* The exercise *
Report only the number of lines holding "matplotlib".

* Data provided *
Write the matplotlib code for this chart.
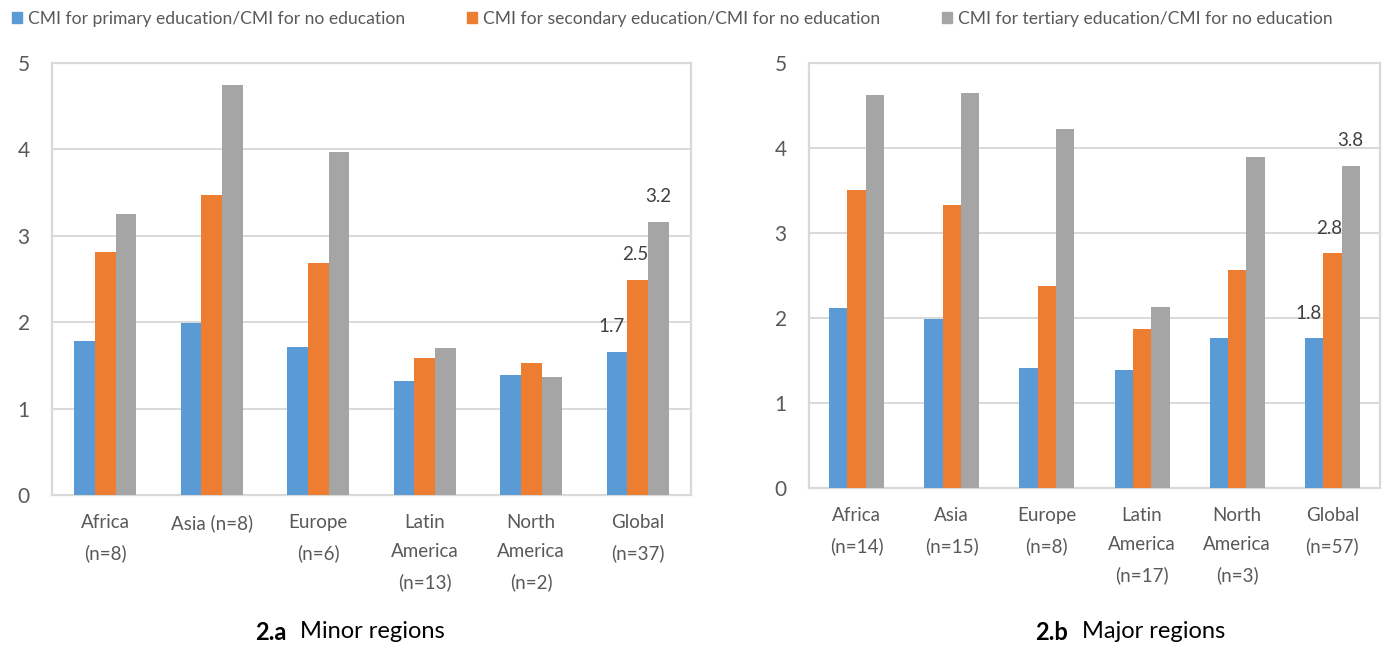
import numpy as np
import matplotlib.pyplot as plt
from matplotlib.patches import Patch

plt.rcParams['font.family'] = ['Lato', 'DejaVu Sans']

# Series names
series = [
    "CMI for primary education/CMI for no education",
    "CMI for secondary education/CMI for no education",
    "CMI for tertiary education/CMI for no education",
]
colors = ["#5B9BD5", "#ED7D31", "#A5A5A5"]

# 2.a Minor regions
minor_cats = ["Africa\n(n=8)", "Asia (n=8)", "Europe\n(n=6)",
              "Latin\nAmerica\n(n=13)", "North\nAmerica\n(n=2)", "Global\n(n=37)"]
minor_primary = [1.78, 1.99, 1.71, 1.32, 1.39, 1.66]
minor_secondary = [2.81, 3.47, 2.68, 1.58, 1.53, 2.49]
minor_tertiary = [3.25, 4.75, 3.97, 1.70, 1.37, 3.16]

# 2.b Major regions
major_cats = ["Africa\n(n=14)", "Asia\n(n=15)", "Europe\n(n=8)",
              "Latin\nAmerica\n(n=17)", "North\nAmerica\n(n=3)", "Global\n(n=57)"]
major_primary = [2.12, 1.99, 1.41, 1.39, 1.77, 1.76]
major_secondary = [3.50, 3.33, 2.38, 1.87, 2.56, 2.76]
major_tertiary = [4.62, 4.65, 4.22, 2.13, 3.89, 3.79]

fig = plt.figure(figsize=(13.9, 6.48), dpi=100)
ax1 = fig.add_axes([0.0374, 0.2361, 0.4597, 0.6667])
ax2 = fig.add_axes([0.5820, 0.2469, 0.4108, 0.6559])

grid_col = "#D9D9D9"
w = 0.193
label_dx = [-4, -2, 0]   # small sideways nudge of the value labels


def draw_panel(ax, cats, data):
    x = np.arange(len(cats))
    for i, vals in enumerate(data):
        ax.bar(x + (i - 1) * w, vals, width=w, color=colors[i], zorder=3)
        # data label on the Global group only
        ax.annotate(f"{vals[-1]:.1f}", xy=(x[-1] + (i - 1) * w, vals[-1]),
                    xytext=(label_dx[i], 18), textcoords="offset points",
                    ha="center", va="center", fontsize=13.5, color="#404040")
    ax.set_xlim(-0.5, len(cats) - 0.5)
    ax.set_ylim(0, 5)
    ax.set_yticks(range(6))
    ax.set_xticks(x)
    ax.set_xticklabels(cats, linespacing=1.85)
    ax.tick_params(axis="x", length=0, pad=14, labelsize=13.5, labelcolor="#595959")
    ax.tick_params(axis="y", length=0, pad=16, labelsize=15, labelcolor="#595959")
    ax.grid(axis="y", color=grid_col, lw=1.4, zorder=0)
    for s in ax.spines.values():
        s.set_color(grid_col)
        s.set_linewidth(1.6)


draw_panel(ax1, minor_cats, [minor_primary, minor_secondary, minor_tertiary])
draw_panel(ax2, major_cats, [major_primary, major_secondary, major_tertiary])

handles = [Patch(color=c) for c in colors]
fig.legend(handles, series, loc="center left", bbox_to_anchor=(0.0085, 0.971),
           ncol=3, frameon=False, fontsize=12.6, labelcolor="#595959",
           handlelength=0.6, handleheight=0.6, handletextpad=0.35,
           columnspacing=3.5, borderpad=0, borderaxespad=0)

# Panel captions
fig.text(287 / 1390, 1 - 632 / 648, "2.a", fontsize=17, fontweight="bold",
         ha="right", va="center")
fig.text(300 / 1390, 1 - 632 / 648, "Minor regions", fontsize=17,
         ha="left", va="center")
fig.text(1068 / 1390, 1 - 632 / 648, "2.b", fontsize=17, fontweight="bold",
         ha="right", va="center")
fig.text(1082 / 1390, 1 - 632 / 648, "Major regions", fontsize=17,
         ha="left", va="center")

plt.savefig("out.png", dpi=100)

* The answer *
3